ちなみに、上に引用したのは、日本経団連の米倉会長様のご発言です。
このもうろくじじい財界首脳は、上記の発言に続けて、
損害賠償などによって東電の経営不安説が流れていることに関しては「(事故原因は)天災であり、国が支援するのは当然のこと」と語った。国有化論については「全然ありえない。
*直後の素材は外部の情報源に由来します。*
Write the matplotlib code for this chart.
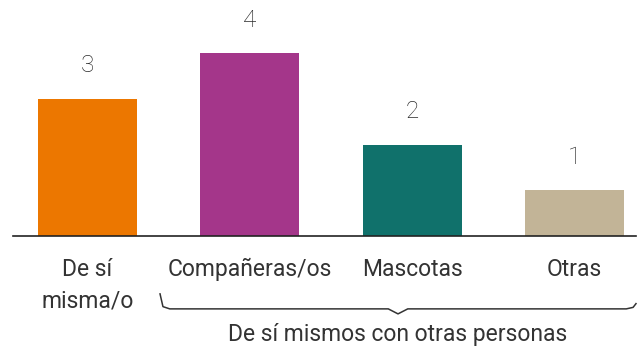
import matplotlib.pyplot as plt
from matplotlib.transforms import blended_transform_factory

categories = ["De sí\nmisma/o", "Compañeras/os", "Mascotas", "Otras"]
values = [3, 4, 2, 1]
colors = ["#EC7700", "#A4368A", "#10716B", "#C2B497"]
group_label = "De sí mismos con otras personas"

plt.rcParams["font.family"] = ["Roboto", "DejaVu Sans"]
text_color = "#333333"

fig = plt.figure(figsize=(6.38, 3.51), dpi=100)
ax = fig.add_axes([13 / 638, 115 / 351, 623 / 638, 0.65])

x = list(range(len(categories)))
ax.bar(x, values, width=0.61, color=colors)
ax.set_xlim(-0.459, 3.38)
ax.set_ylim(0, 5)

for xi, v in zip(x, values):
    ax.annotate(str(v), (xi, v), xytext=(0, 24), textcoords="offset points",
                ha="center", va="center", fontsize=17.5, color="#2a2a2a",
                fontweight="light")

ax.set_xticks(x)
ax.set_xticklabels(categories, fontsize=16.5, color=text_color,
                   linespacing=1.45)
ax.tick_params(axis="x", length=0, pad=16)
ax.set_yticks([])
for side in ["top", "right", "left"]:
    ax.spines[side].set_visible(False)
ax.spines["bottom"].set_color("#222222")
ax.spines["bottom"].set_linewidth(1.2)

# curly brace grouping the last three categories
tr = blended_transform_factory(ax.transData, fig.transFigure)
left, right = 0.447, 3.38
mid = (left + right) / 2
y0 = 0.12
h = 15 / 351
tip = 5 / 351
r = 0.06
bx = [left, left + r * 0.3, left + r, mid - 0.06, mid, mid + 0.06,
      right - r, right - r * 0.3, right]
by = [y0 + h, y0 + h * 0.15, y0, y0, y0 - tip, y0, y0, y0 + h * 0.1, y0 + h * 0.35]
ax.plot(bx, by, color=text_color, lw=1.1, transform=tr, clip_on=False)

fig.text(398 / 638, 16 / 351, group_label, ha="center", va="center",
         fontsize=16.5, color=text_color)

fig.savefig("out.png", dpi=100)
一部の政治家が口にしたせいでどれだけ東電の株価が下落したか」と非難した。
だそうです。
この発言に納得できる人は世の中にどれだけいるのでしょうか?
せいぜい、東電の株主や社債を持っている人たちだけでしょう。
住友化学のトップというだけでなく、(とりあえずは)財界トップの地位にあるお偉いさんが、よくぞモラルのかけらもなさそうな野菜の集荷業者や焼き肉チェーン店の社長と同レベルの発言をしたものです(ここで東電の株価の話を持ち出す辺りも、世の中が見えていない証明か?)。
ちょっと話がずれますが、ほぼ代替できない商品を地域独占で供給(販売)している電力会社が「民間企業」である必要はあるのでしょうか?
それはさておき、あるときは「民間のやることに政府は口を出すな」と言っておきながら、いざとなると「国の責任で何とかせい」は、あまりにも身勝手すぎると思います。
すべてが最終的に「国の責任」となれば、国(お役人)はすべてについて、安全サイドに振った規制をすることになるでしょう。そうなれば、民間の自由度は損なわれて、規制に守られた既得権者がリスクはない代わりに進歩もない「お役所仕事」をちまちまと繰り返すだけになるでしょう(まともな競争もできずに、お上に規制を求めるタクシー業界が悪い例)。
グローバル化の当世、そんな事態は許されないと思う私です。